Antibiotic Resistance Spreading Through Water

Antibiotics enter waterways through wastewater systems, pharmaceutical manufacturing discharge, healthcare facilities, and human waste. Once in the environment, these drugs put survival pressure on bacteria living in water, pushing them to develop resistance. The resistant bacteria then share their genetic material with other bacteria in wastewater and surface water, creating new resistant strains that can infect people and animals in surrounding communities. This is one of the less visible but most consequential effects of water pollution: it accelerates the global crisis of antibiotic resistance, making common infections harder to treat.

Who Is Most at Risk

Water pollution does not affect everyone equally. Minority and low-income communities in the United States are more likely to live in areas with water contaminants, whether from rural agricultural pollution or older urban housing with lead pipes. Nearly one in two American adults and one in four children don’t drink tap water on a given day, and those numbers are worse among minority and low-income populations, often because they don’t trust the quality of what comes out of their faucet.

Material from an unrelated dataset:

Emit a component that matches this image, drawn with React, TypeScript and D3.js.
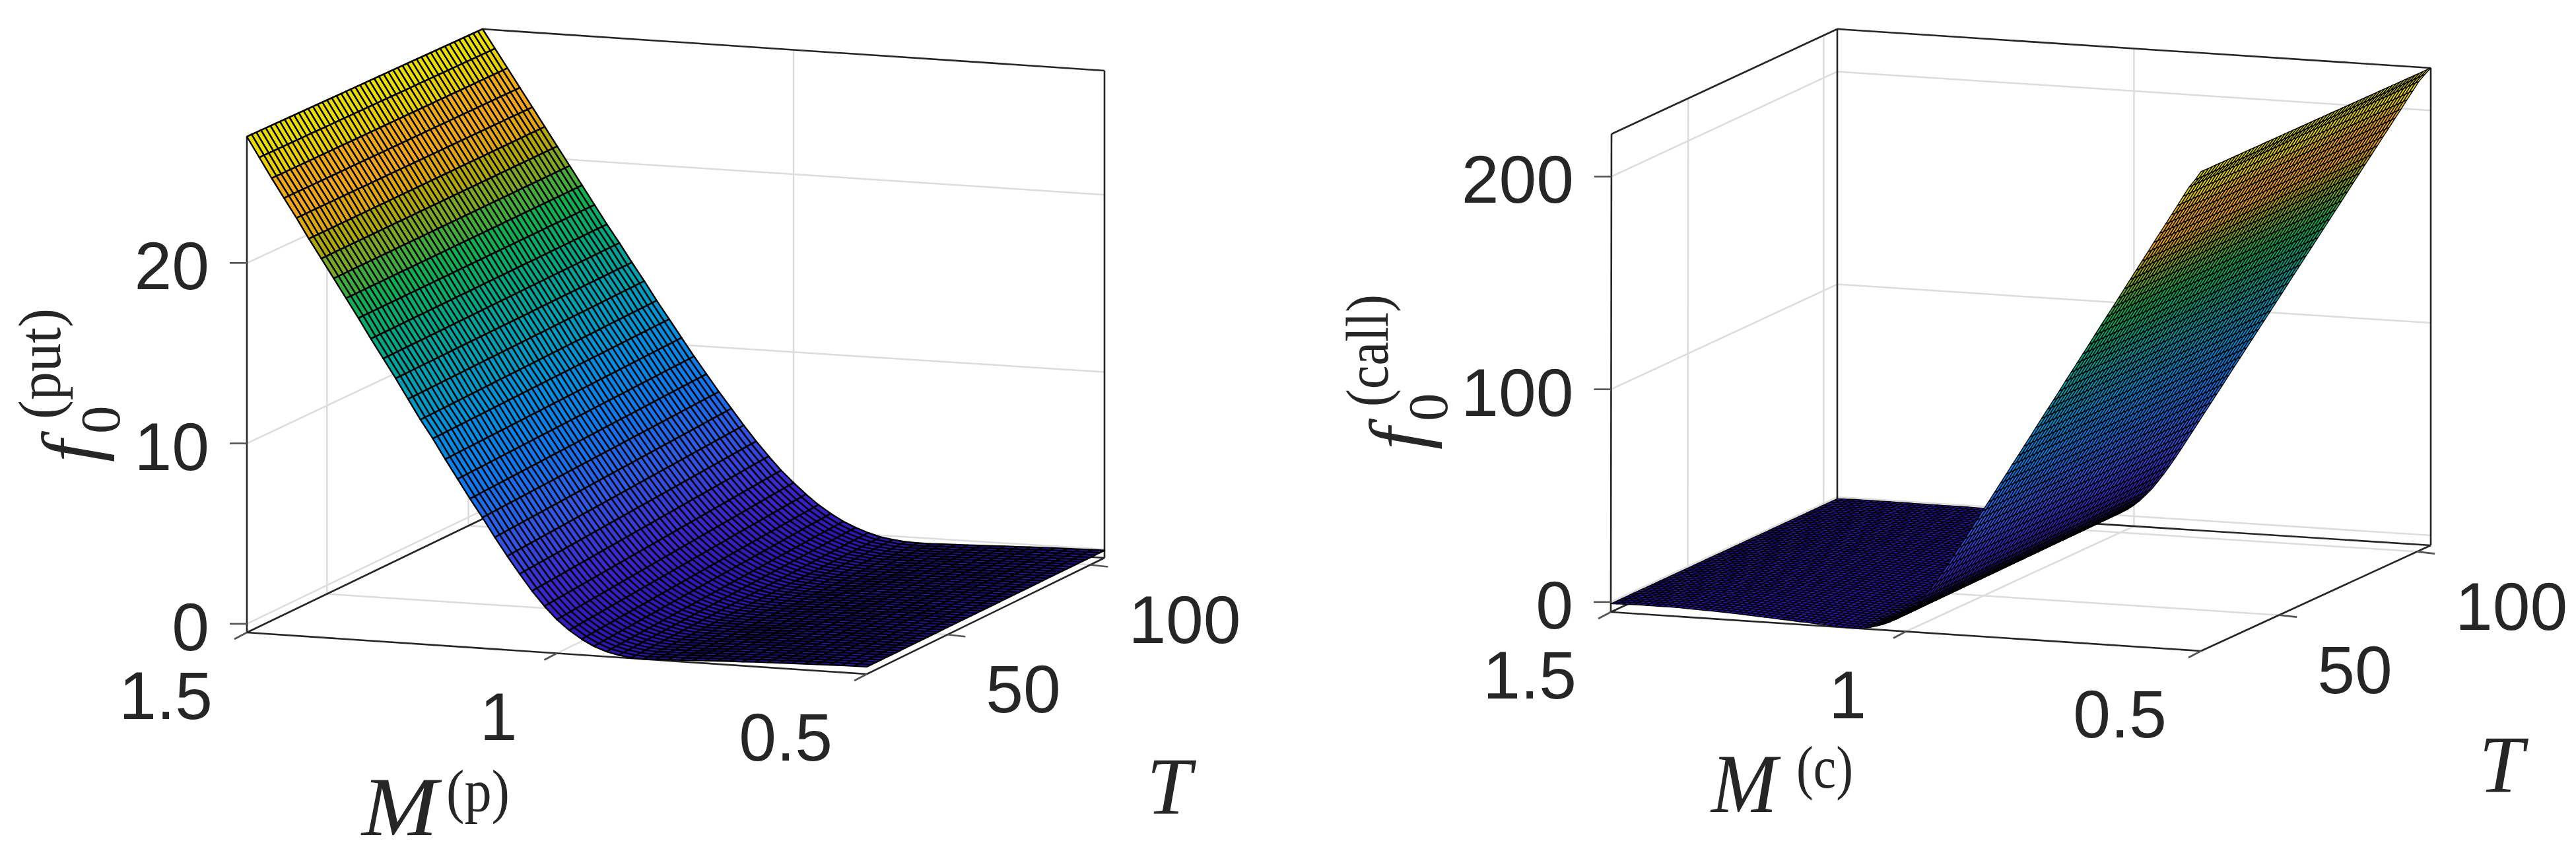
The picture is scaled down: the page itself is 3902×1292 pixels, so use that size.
import React from "react"
import * as d3 from "d3"

// values read off the two edges of each surface that can be seen: the row at the
// near end of T and the row at the far end, one number per M grid line, M going 1.5 -> 0.5
const putNear = [
  27, 25.9, 24.8, 23.75, 22.7, 21.6, 20.55, 19.5, 18.45, 17.4,
  16.3, 15.25, 14.2, 13.1, 12, 11, 9.9, 8.85, 7.8, 6.8,
  5.75, 4.75, 3.8, 2.9, 2.1, 1.4, 0.85, 0.4, 0.05, -0.2,
  -0.35, -0.45, -0.48, -0.45, -0.42, -0.4, -0.36, -0.33, -0.3, -0.27,
  -0.25, -0.22, -0.2, -0.18, -0.16, -0.14, -0.12, -0.1, -0.09, -0.08, -0.07,
]
const putFar = [
  27, 25.95, 24.9, 23.85, 22.8, 21.75, 20.7, 19.65, 18.6, 17.55,
  16.5, 15.5, 14.45, 13.45, 12.4, 11.4, 10.4, 9.4, 8.45, 7.5,
  6.6, 5.7, 4.85, 4.05, 3.3, 2.65, 2.05, 1.5, 1.05, 0.65,
  0.35, 0.1, -0.1, -0.2, -0.28, -0.3, -0.3, -0.28, -0.26, -0.24,
  -0.22, -0.2, -0.18, -0.16, -0.14, -0.12, -0.1, -0.09, -0.08, -0.07, -0.06,
]
const callNear = [
  -0.8, -0.7, -0.6, -0.6, -0.5, -0.5, -0.5, -0.5, -0.5, -0.5,
  -0.5, -0.5, -0.6, -0.7, -0.8, -0.9, -1, -1.1, -1.2, -1.3,
  -1.4, -1.6, -1.7, -1.9, -2, -2.2, -2.4, -2.5, -2.7, -2.9,
  -3, -3.2, -3.4, -3.5, -3.7, -3.9, -4, -4.2, -4.3, -4.5,
  -4.6, -4.7, -4.6, -4.3, -3.8, -3.1, -2.2, -1.1, 0.3, 2,
  4, 6.3, 9, 12, 15.5, 19.3, 23.4, 27.6, 32, 36.4,
  40.8, 45.3, 49.8, 54.3, 58.8, 63.3, 67.8, 72.3, 76.9, 81.4,
  85.9, 90.4, 95, 99.5, 104, 108.5, 113, 117.6, 122.1, 126.6,
  131.1, 135.6, 140.2, 144.7, 149.2, 153.7, 158.2, 162.8, 167.3, 171.8,
  176.3, 180.8, 185.4, 189.9, 194.4, 198.9, 203.4, 208, 212.5, 216, 220,
]
const callFar = [
  -0.8, -0.7, -0.7, -0.6, -0.6, -0.6, -0.6, -0.6, -0.6, -0.6,
  -0.6, -0.6, -0.6, -0.7, -0.7, -0.7, -0.7, -0.7, -0.7, -0.7,
  -0.7, -0.7, -0.7, -0.8, -0.8, -0.8, -0.8, -0.9, -0.9, -0.9,
  -1, -1, -1.1, -1.2, -1.2, -1.3, -1.4, -1.4, -1.5, -1.6,
  -1.6, -1.6, -1.5, -1.4, -1.1, -0.8, -0.3, 0.5, 1.6, 3.2,
  5.2, 7.6, 10.4, 13.4, 17, 20.7, 24.7, 28.9, 33.3, 37.8,
  42.3, 46.8, 51.3, 55.8, 60.3, 64.8, 69.3, 73.8, 78.3, 82.8,
  87.3, 91.8, 96.3, 100.8, 105.3, 109.8, 114.3, 118.8, 123.3, 127.8,
  132.3, 136.8, 141.3, 145.8, 150.3, 154.8, 159.3, 163.8, 168.3, 172.8,
  177.3, 181.8, 186.3, 190.8, 195.3, 199.8, 204.3, 208.8, 213.3, 216.8, 220,
]

const mTicks = [1.5, 1, 0.5]
const tTicks = [50, 100]
const putZTicks = [0, 10, 20]
const callZTicks = [0, 100, 200]
const mDomain = [1.5, 0.5]
const tDomain = [21.7, 105]

const colorStops = [0, 0.04, 0.12, 0.22, 0.32, 0.42, 0.52, 0.6, 0.68, 0.74, 0.8, 0.84, 0.9, 0.94, 1]
const colorValues = ["#2c14b0", "#3018b8", "#3c28d0", "#3058e8", "#0f78f0", "#0090e0", "#00a0b0", "#00a880", "#10b050", "#70a828", "#c0a800", "#f0a418", "#f0a818", "#e8d000", "#e8e400"]

const ink = "#262626"
const gridColor = "#dcdcdc"
const tickFont = "'Liberation Sans', Arial, sans-serif"
const mathFont = "'Liberation Serif', 'Times New Roman', serif"

const color = d3.scaleLinear<string>().domain(colorStops).range(colorValues).clamp(true)
const pathOf = d3.line<number[]>()
  .x(p => Math.round(p[0] * 10) / 10)
  .y(p => Math.round(p[1] * 10) / 10)

// the box is in a slight perspective, so a point is blended from the 8 corners on screen
function makeProject(c) {
  return (u, v, w) => {
    const pick = k => {
      const floor = (1 - v) * ((1 - u) * c.f00[k] + u * c.f10[k]) + v * ((1 - u) * c.f01[k] + u * c.f11[k])
      const top = (1 - v) * ((1 - u) * c.t00[k] + u * c.t10[k]) + v * ((1 - u) * c.t01[k] + u * c.t11[k])
      return (1 - w) * floor + w * top
    }
    return [pick(0), pick(1)]
  }
}

function Surface({ near, far, nT, stroke, zDomain, project }) {
  const uOf = d3.scaleLinear().domain([0, near.length - 1]).range([0, 1])
  const vOf = d3.scaleLinear().domain([0, nT]).range([0, 1])
  const wOf = d3.scaleLinear().domain(zDomain).range([0, 1])
  const zOf = i => d3.scaleLinear().domain([0, 1]).range([near[i], far[i]])

  const cells = []
  // the fine T lines only subdivide the straight span between the two read rows
  for (let i = 0; i < near.length - 1; i++) {
    const a = zOf(i)
    const b = zOf(i + 1)
    for (let j = 0; j < nT; j++) {
      const v0 = vOf(j)
      const v1 = vOf(j + 1)
      const u0 = uOf(i)
      const u1 = uOf(i + 1)
      const zs = [a(v0), b(v0), b(v1), a(v1)]
      const w = d3.mean(zs.map(z => wOf(z)))
      const pts = [
        project(u0, v0, wOf(zs[0])),
        project(u1, v0, wOf(zs[1])),
        project(u1, v1, wOf(zs[2])),
        project(u0, v1, wOf(zs[3])),
      ]
      cells.push({
        key: i + "-" + j,
        d: pathOf(pts) + "Z",
        fill: color(w),
        depth: -318 * (u0 + u1) / 2 + 932 * (v0 + v1) / 2 - 134 * w,
      })
    }
  }
  cells.sort((a, b) => b.depth - a.depth)

  return (
    <g stroke="#000" strokeWidth={stroke} strokeLinejoin="round">
      {cells.map(c => <path key={c.key} d={c.d} fill={c.fill} />)}
    </g>
  )
}

function Panel({ corners, near, far, nT, stroke, zDomain, zTicks, lab }) {
  const project = makeProject(corners)
  const uOf = d3.scaleLinear().domain(mDomain).range([0, 1])
  const vOf = d3.scaleLinear().domain(tDomain).range([0, 1])
  const wOf = d3.scaleLinear().domain(zDomain).range([0, 1])

  const seg = (a, b, props, key) => {
    const p = project(a[0], a[1], a[2])
    const q = project(b[0], b[1], b[2])
    return <line key={key} x1={p[0]} y1={p[1]} x2={q[0]} y2={q[1]} {...props} />
  }
  const gridStyle = { stroke: gridColor, strokeWidth: 2.5 }
  const boxStyle = { stroke: ink, strokeWidth: 2.6 }
  const tickStyle = { stroke: "#555", strokeWidth: 2.6 }

  return (
    <g>
      {/* grid on the left wall, back wall and floor */}
      {zTicks.map(z => (
        <g key={z}>
          {seg([0, 0, wOf(z)], [0, 1, wOf(z)], gridStyle, "l")}
          {seg([0, 1, wOf(z)], [1, 1, wOf(z)], gridStyle, "b")}
        </g>
      ))}
      {tTicks.map(t => (
        <g key={t}>
          {seg([0, vOf(t), 0], [0, vOf(t), 1], gridStyle, "l")}
          {seg([0, vOf(t), 0], [1, vOf(t), 0], gridStyle, "f")}
        </g>
      ))}
      {seg([uOf(1), 1, 0], [uOf(1), 1, 1], gridStyle, "mb")}
      {seg([uOf(1), 0, 0], [uOf(1), 1, 0], gridStyle, "mf")}

      {/* box lines behind the surface */}
      {seg([0, 0, 0], [0, 0, 1], boxStyle, "v1")}
      {seg([0, 1, 0], [0, 1, 1], boxStyle, "v2")}
      {seg([1, 1, 0], [1, 1, 1], boxStyle, "v3")}
      {seg([0, 0, 1], [0, 1, 1], boxStyle, "t1")}
      {seg([0, 1, 1], [1, 1, 1], boxStyle, "t2")}
      {seg([0, 0, 0], [0, 1, 0], boxStyle, "f1")}
      {seg([0, 1, 0], [1, 1, 0], boxStyle, "f2")}
      {seg([0, 0, 0], [1, 0, 0], boxStyle, "f3")}
      {seg([1, 0, 0], [1, 1, 0], boxStyle, "f4")}

      <Surface near={near} far={far} nT={nT} stroke={stroke} zDomain={zDomain} project={project} />

      {/* ticks and their labels */}
      <g fontFamily={tickFont} fontSize={102} fill={ink}>
        {zTicks.map(z => {
          const p = project(0, 0, wOf(z))
          return (
            <g key={z}>
              <line x1={p[0] - 26} y1={p[1]} x2={p[0]} y2={p[1]} {...tickStyle} />
              <text x={p[0] - 57} y={p[1] + 40} textAnchor="end">{z}</text>
            </g>
          )
        })}
        {mTicks.map(m => {
          const p = project(uOf(m), 0, 0)
          return (
            <g key={m}>
              <line x1={p[0]} y1={p[1]} x2={p[0] - 19} y2={p[1] + 10} {...tickStyle} />
              <text x={p[0] - (m === 1 ? 60 : 52)} y={p[1] + 131} textAnchor="end">{m}</text>
            </g>
          )
        })}
        {tTicks.map(t => {
          const p = project(1, vOf(t), 0)
          return (
            <g key={t}>
              <line x1={p[0]} y1={p[1]} x2={p[0] + 27} y2={p[1] + 3} {...tickStyle} />
              <text x={p[0] + 58} y={p[1] + 118}>{t}</text>
            </g>
          )
        })}
      </g>

      {/* math labels */}
      <g fontFamily={mathFont} fill={ink}>
        <g transform={`translate(${lab.fx},${lab.fy}) rotate(-90)`}>
          <text fontSize={120} fontStyle="italic">f</text>
          <text fontSize={85} x={43} y={34}>0</text>
          <text fontSize={92} x={65} y={-56} textLength={lab.fSupLen} lengthAdjust="spacingAndGlyphs">{lab.fSup}</text>
        </g>
        <text fontSize={126} fontStyle="italic" x={lab.mx} y={lab.my} textLength={lab.mLen} lengthAdjust="spacingAndGlyphs">M</text>
        <text fontSize={92} x={lab.supX} y={lab.supY} textLength={lab.supLen} lengthAdjust="spacingAndGlyphs">{lab.mSup}</text>
        <text fontSize={122} fontStyle="italic" x={lab.tx} y={lab.ty}>T</text>
      </g>
    </g>
  )
}

const putCorners = {
  f00: [374, 958], f10: [1313, 1021], f01: [731, 786], f11: [1673, 845],
  t00: [374, 207], t10: [1313, 279], t01: [731, 44], t11: [1673, 107],
}
const callCorners = {
  f00: [2440, 927], f10: [3334, 986], f01: [2783, 768], f11: [3682, 826],
  t00: [2441, 203], t10: [3334, 260], t01: [2783, 44], t11: [3682, 103],
}
const putLabels = { fx: 147, fy: 700, fSup: "(put)", fSupLen: 168, mx: 548, my: 1265, mLen: 115, supX: 676, supY: 1229, mSup: "(p)", supLen: 96, tx: 1737, ty: 1232 }
const callLabels = { fx: 2158, fy: 681, fSup: "(call)", fSupLen: 170, mx: 2592, my: 1230, mLen: 100, supX: 2721, supY: 1193, mSup: "(c)", supLen: 86, tx: 3755, ty: 1199 }

export default function App() {
  return (
    <svg width={3902} height={1292} style={{ position: "absolute", left: 0, top: 0, background: "#fff" }}>
      <Panel corners={putCorners} near={putNear} far={putFar} nT={50} stroke={2.4}
        zDomain={[-0.48, 27]} zTicks={putZTicks} lab={putLabels} />
      <Panel corners={callCorners} near={callNear} far={callFar} nT={60} stroke={1.4}
        zDomain={[-4.7, 220]} zTicks={callZTicks} lab={callLabels} />
    </svg>
  )
}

Children are biologically more vulnerable than adults. They drink more water relative to their body weight, their organs are still developing, and their bodies are less efficient at clearing toxins. Lead exposure that might cause kidney problems or high blood pressure in an adult can cause developmental delays and learning disabilities in a child. Prenatal exposure to PFAS and other contaminants can shape a child’s immune and endocrine health before they’re even born.

Inadequate hydration is itself a health disparity. Research has found that nearly one third of U.S. adults are inadequately hydrated, with African Americans, Hispanics, and people with lower incomes at significantly higher risk. When people avoid their tap water because of real or perceived contamination, they may substitute sugary drinks or simply drink less, compounding the health effects of the pollution itself.